President of baseball operations Theo Epstein denied that he was unhappy Monday, calling the idea "baseless" in comments to and even praising Maddon for how he handles his regular media commitments. It's clear he wants any of this to quiet down as quickly as possible.

Management expected that Maddon's longtime agent, Alan Nero, could eventually speak on behalf of his client in a way ungoverned by the purview of their arrangement but was taken aback that it was Maddon himself in this way at this time. It's hard, though, to not have seen this coming, because the Cubs created something beyond their control.

Maddon prefers the term "free agent" to "lame duck," and he's in a situation in which the semantics don't matter as much as the divided loyalties of a proud and accomplished veteran all but told to look out for himself. By keeping Maddon's future in abeyance, Epstein and general manager Jed Hoyer sacrifice some power in the relationship, ceding it to Maddon's obvious self-interest.
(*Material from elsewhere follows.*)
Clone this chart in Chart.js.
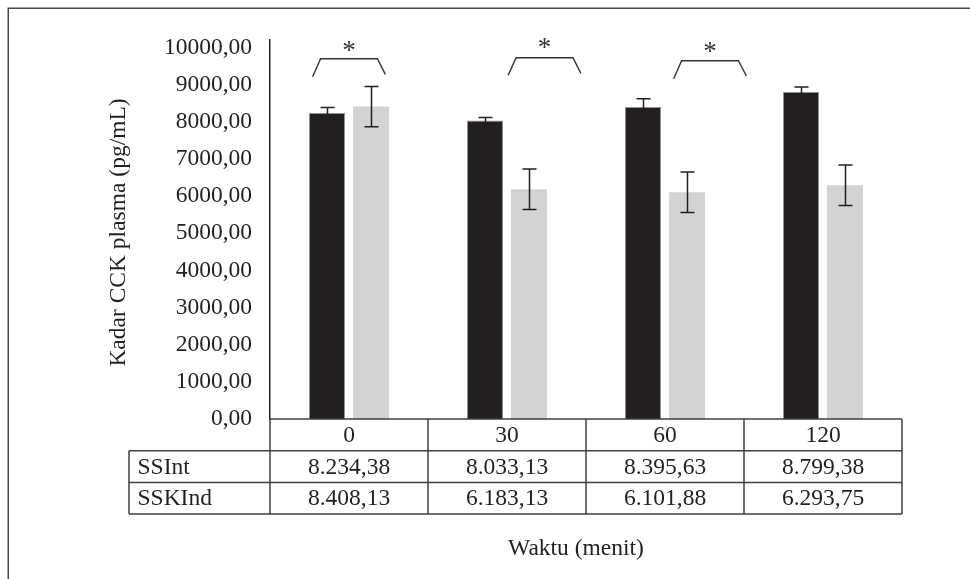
<!DOCTYPE html>
<html><head><meta charset="utf-8">
<script src="https://cdn.jsdelivr.net/npm/chart.js@4.4.1/dist/chart.umd.min.js"></script>
<style>html,body{margin:0;padding:0;background:#fff;}canvas{display:block;}</style>
</head><body>
<canvas id="c" width="970" height="579"></canvas>
<script>
// ---- data ----
const categories = ['0', '30', '60', '120'];
const seriesNames = ['SSInt', 'SSKInd'];
const ssint = [8234.38, 8033.13, 8395.63, 8799.38];
const sskind = [8408.13, 6183.13, 6101.88, 6293.75];
const ssintErr = [150, 80, 225, 135];
const sskindErr = [540, 548, 543, 545];
const ssintLabels = ['8.234,38', '8.033,13', '8.395,63', '8.799,38'];
const sskindLabels = ['8.408,13', '6.183,13', '6.101,88', '6.293,75'];
const yTickValues = [0, 1000, 2000, 3000, 4000, 5000, 6000, 7000, 8000, 9000, 10000];
const yTitle = 'Kadar CCK plasma (pg/mL)';
const xTitle = 'Waktu (menit)';
// significance brackets (category index units / data values)
const sigCenters = [0, 1.2375, 2.285];
const sigTop = [9696, 9723, 9642];
const sigFootL = [9212, 9249, 9158];
const sigFootR = [9276, 9303, 9230];
const sigStar = [10038, 10126, 10019];

const FONT = 'Liberation Serif';
const FS = 23.5;
const INK = '#231F20';
const LINE = '#404040';

const fmt = v => v.toFixed(2).replace('.', ',');

const deco = {
  id: 'deco',
  beforeDraw(chart) {
    const ctx = chart.ctx;
    ctx.save();
    ctx.fillStyle = '#fff';
    ctx.fillRect(0, 0, chart.width, chart.height);
    ctx.strokeStyle = '#4a4a4a';
    ctx.lineWidth = 1.5;
    ctx.strokeRect(8.25, 8.25, 1000, 700);
    ctx.restore();
  },
  afterDatasetsDraw(chart) {
    const ctx = chart.ctx, y = chart.scales.y;
    const errs = [ssintErr, sskindErr];
    ctx.save();
    ctx.strokeStyle = INK;
    ctx.lineWidth = 1.5;
    chart.data.datasets.forEach((ds, d) => {
      const meta = chart.getDatasetMeta(d);
      meta.data.forEach((bar, i) => {
        const v = ds.data[i], e = errs[d][i];
        const yt = y.getPixelForValue(v + e), yb = y.getPixelForValue(v - e);
        const x = Math.round(bar.x) + 0.5;
        ctx.beginPath();
        ctx.moveTo(x, yt); ctx.lineTo(x, yb);
        ctx.moveTo(x - 7, yt); ctx.lineTo(x + 7, yt);
        ctx.moveTo(x - 7, yb); ctx.lineTo(x + 7, yb);
        ctx.stroke();
      });
    });
    ctx.restore();
  },
  afterDraw(chart) {
    const ctx = chart.ctx, xs = chart.scales.x, ys = chart.scales.y, a = chart.chartArea;
    const rowH = 31.7;
    const t0 = a.bottom, t1 = t0 + rowH, t2 = t1 + rowH, t3 = t2 + rowH;
    const leftCol = a.left - 141;
    ctx.save();
    // table
    ctx.strokeStyle = LINE;
    ctx.lineWidth = 1.5;
    ctx.beginPath();
    ctx.moveTo(a.left, t0); ctx.lineTo(a.right, t0);
    ctx.moveTo(leftCol, t1); ctx.lineTo(a.right, t1);
    ctx.moveTo(leftCol, t2); ctx.lineTo(a.right, t2);
    ctx.moveTo(leftCol, t3); ctx.lineTo(a.right, t3);
    ctx.moveTo(leftCol, t1); ctx.lineTo(leftCol, t3);
    for (let i = 0; i <= categories.length; i++) {
      const x = xs.getPixelForValue(i - 0.5);
      ctx.moveTo(x, t0); ctx.lineTo(x, t3);
    }
    ctx.stroke();
    ctx.fillStyle = INK;
    ctx.font = FS + 'px "' + FONT + '"';
    ctx.textBaseline = 'middle';
    ctx.textAlign = 'center';
    categories.forEach((c, i) => {
      const x = xs.getPixelForValue(i);
      ctx.fillText(c, x, (t0 + t1) / 2 + 1);
      ctx.fillText(ssintLabels[i], x, (t1 + t2) / 2 + 1);
      ctx.fillText(sskindLabels[i], x, (t2 + t3) / 2 + 1);
    });
    ctx.textAlign = 'left';
    ctx.fillText(seriesNames[0], leftCol + 8.5, (t1 + t2) / 2 + 1);
    ctx.fillText(seriesNames[1], leftCol + 8.5, (t2 + t3) / 2 + 1);
    // x title
    ctx.textAlign = 'center';
    ctx.fillText(xTitle, (a.left + a.right) / 2 - 10, 549);
    // y title
    ctx.save();
    ctx.translate(a.left - 151, (a.top + a.bottom) / 2 + 3);
    ctx.rotate(-Math.PI / 2);
    ctx.fillText(yTitle, 0, 0);
    ctx.restore();
    // brackets
    ctx.strokeStyle = '#333';
    ctx.lineWidth = 1.4;
    ctx.font = '27px "' + FONT + '"';
    sigCenters.forEach((c, k) => {
      const xl = xs.getPixelForValue(c - 0.23), xsl = xs.getPixelForValue(c - 0.18);
      const xsr = xs.getPixelForValue(c + 0.18), xr = xs.getPixelForValue(c + 0.23);
      const yt = ys.getPixelForValue(sigTop[k]);
      ctx.beginPath();
      ctx.moveTo(xl, ys.getPixelForValue(sigFootL[k]));
      ctx.lineTo(xsl, yt);
      ctx.lineTo(xsr, yt);
      ctx.lineTo(xr, ys.getPixelForValue(sigFootR[k]));
      ctx.stroke();
      ctx.textBaseline = 'alphabetic';
      ctx.fillStyle = '#333';
      ctx.fillText('*', xs.getPixelForValue(c), ys.getPixelForValue(sigStar[k]) + 13);
    });
    ctx.restore();
  }
};

new Chart(document.getElementById('c'), {
  type: 'bar',
  data: {
    labels: categories,
    datasets: [
      { label: seriesNames[0], data: ssint, backgroundColor: INK, borderColor: '#8f8f8f',
        borderWidth: { left: 1, right: 1, top: 1, bottom: 0 }, borderSkipped: 'bottom' },
      { label: seriesNames[1], data: sskind, backgroundColor: '#D1D3D4', borderWidth: 0 }
    ]
  },
  options: {
    responsive: false,
    animation: false,
    devicePixelRatio: 1,
    categoryPercentage: 0.557,
    barPercentage: 0.818,
    layout: { padding: { left: 0, right: 68, top: 40, bottom: 160 } },
    plugins: { legend: { display: false }, tooltip: { enabled: false } },
    scales: {
      x: { type: 'category', display: false },
      y: {
        min: 0, max: 10200,
        afterBuildTicks: s => { s.ticks = yTickValues.map(v => ({ value: v })); },
        afterFit: s => { s.width = 270; },
        grid: { display: false, drawTicks: false },
        border: { display: true, color: INK, width: 1.5 },
        ticks: { padding: 18, color: INK, font: { family: FONT, size: FS }, callback: v => fmt(v) }
      }
    }
  },
  plugins: [deco]
});
</script>
</body></html>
The optimism expressed could be entirely founded and could also be a reminder from Maddon that he's soon to be available, putting his name in a start-of-week news cycle as his team opens a series in a major market on the East Coast. No better time to advertise oneself than when in first place, coming off an exciting win and starting to get some bullpen reinforcements back from injury. In some ways, it had to be inevitable that we weren't going to reach the end of the year without this bubbling up, because the parties involved remain this successful and in focus.

Maddon has no real incentive to not talk about what's to come, unless he believes the unsteadiness could threaten how his message is received in the current clubhouse. So it seems he's already made that calculation, even saying he doesn't think an extension hinges at all on his team's record.

"I think it has nothing to do with wins and losses," Maddon told reporters. "If that's the case, I would have signed the contract at the end of last season, if it came down to wins and losses only. Our success even to this point today -- August whatever it is -- it's been pretty good. To just reduce it to wins and losses, that makes no sense at all."

And it's clearly more complicated than that, with Maddon's outsized role as a franchise frontman and marketing presence contributing to the business side of the operation beyond just the baseball. To extend him or look elsewhere would be a much more considered calculation.

At least one side involved is still committed to working toward that decision without sharing any details or speculation until it's done.